Good Question: Why Are People Required To Pay For Unwanted Health Coverage?
MINNEAPOLIS (WCCO) -- Under the new Affordable Care Act, the health plans of almost 140,000 Minnesotans don't comply with the new law. That's because many lower-premium plans don't include benefits like maternity, mental health coverage or prescription drugs that will now be required.
Across the country, that means millions of people's policies will be cancelled while others might have to pay higher premiums.
In Minnesota, insurance companies can't cancel existing plans, but tens of thousands of people will have to change their coverage. Many of them will be able to find cheaper, new health insurance through MNSure with federal subsidies, but others will not.
It's the idea of changes to existing plans that has many people rankled.
It had us wondering: Why are people required to pay for health coverage they don't want or need?
"One of the principles of the Affordable Care Act is that everybody has good insurance," said Dan McLaughlin, director of the Center for Health and Medical Affairs at the University of St. Thomas. "When you start pulling apart the insurance, all of the sudden you have inadequate insurance."
McLaughlin says the idea behind health insurance is to spread the risk. People who are healthy subsidize people who are sick.

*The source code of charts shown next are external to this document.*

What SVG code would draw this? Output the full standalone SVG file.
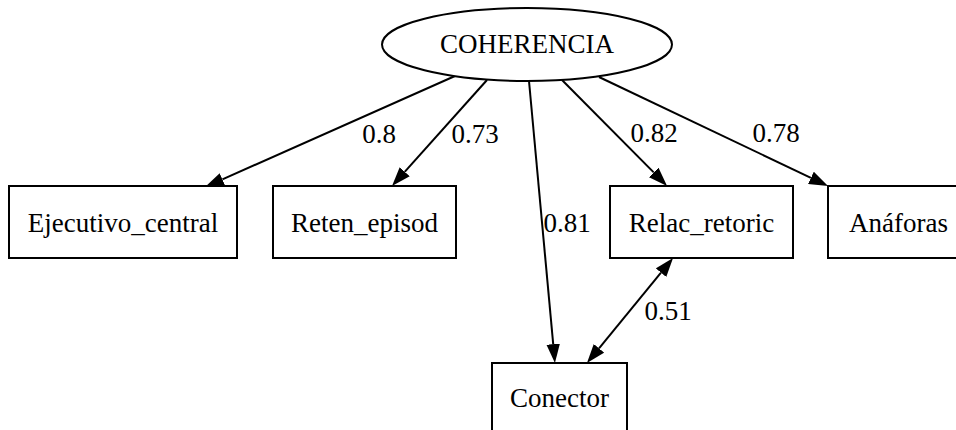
<svg xmlns="http://www.w3.org/2000/svg" width="956" height="430" viewBox="0 0 956 430">
<style>
.n{fill:#fff;stroke:#000;stroke-width:2}
.e{stroke:#000;stroke-width:2;fill:none}
.t{font-family:'Liberation Serif',serif;font-size:27px;fill:#000;text-anchor:middle}
</style>
<defs>
<marker id="ah" markerUnits="userSpaceOnUse" markerWidth="20" markerHeight="14" viewBox="0 -7 20 14" refX="0" refY="0" orient="auto-start-reverse">
<path d="M0,-6.75 L19,0 L0,6.75 z" fill="#000"/>
</marker>
</defs>
<rect width="956" height="430" fill="#fff"/>
<g id="edges">
<line class="e" x1="455" y1="76" x2="222.4" y2="179.4" marker-end="url(#ah)"/>
<line class="e" x1="487" y1="80" x2="404.7" y2="171.8" marker-end="url(#ah)"/>
<line class="e" x1="529" y1="81" x2="553.2" y2="344.1" marker-end="url(#ah)"/>
<line class="e" x1="562" y1="80" x2="653.7" y2="172.4" marker-end="url(#ah)"/>
<line class="e" x1="599" y1="77" x2="810.9" y2="177.8" marker-end="url(#ah)"/>
<line class="e" x1="661" y1="272.7" x2="599" y2="348.3" marker-start="url(#ah)" marker-end="url(#ah)"/>
<text class="t" x="379" y="143">0.8</text>
<text class="t" x="475" y="143">0.73</text>
<text class="t" x="567" y="232">0.81</text>
<text class="t" x="654" y="142">0.82</text>
<text class="t" x="776" y="142">0.78</text>
<text class="t" x="668" y="320">0.51</text>
</g>
<g id="COHERENCIA">
<ellipse class="n" cx="527" cy="44.5" rx="145" ry="36.5"/>
<text class="t" x="527" y="53">COHERENCIA</text>
</g>
<g id="Ejecutivo_central">
<rect class="n" x="9" y="186" width="228" height="72"/>
<text class="t" x="123" y="232">Ejecutivo_central</text>
</g>
<g id="Reten_episod">
<rect class="n" x="273" y="186" width="183" height="72"/>
<text class="t" x="364.5" y="232">Reten_episod</text>
</g>
<g id="Relac_retoric">
<rect class="n" x="610" y="186" width="183" height="72"/>
<text class="t" x="701.5" y="232">Relac_retoric</text>
</g>
<g id="Anaforas">
<rect class="n" x="828" y="186" width="141" height="72"/>
<text class="t" x="898.5" y="232">Anáforas</text>
</g>
<g id="Conector">
<rect class="n" x="492" y="363" width="135" height="72"/>
<text class="t" x="559.5" y="407">Conector</text>
</g>
</svg>
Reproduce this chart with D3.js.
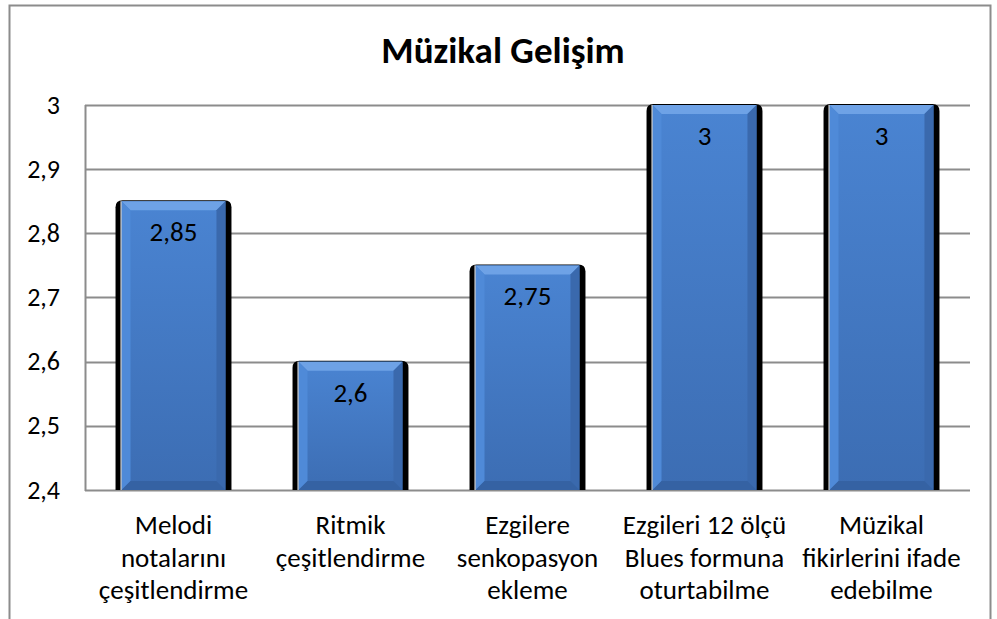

"A lot people who bought policies didn't have mental health coverage, then they had terrible mental health episodes and got into serious financial trouble," he said.
The Affordable Care Act requires 10 essential health benefits: outpatient care, emergency visits, hospitalizations/surgeries, pediatric care, mental health, prescription drugs, rehab services, labwork, preventative/wellness services, and maternity care.
Some have questioned why a man would be required to have maternity care when he'll never be pregnant. McLaughlin says that gets to be a slippery slope that gets away from the risk pool.
"You could pick out all of these diseases. I don't think I like this one, let's not do that one," said McLaughlin. "For example, if you're a woman, you could say I don't want coverage for prostate cancer because that doesn't afflict women."
For many years, women also paid higher premiums due to maternity care.
"I think the Affordable Care Act is trying to even that out," McLaughlin said.
Dr. Stephen Parente, a health finance professor at the Carlson School of Management, estimates about 20 percent of people who need new policies will see increased premiums.
Others, who are eligible for federal subsidies and buy new insurance policies through MNSure, will likely see the cost of their policies decrease.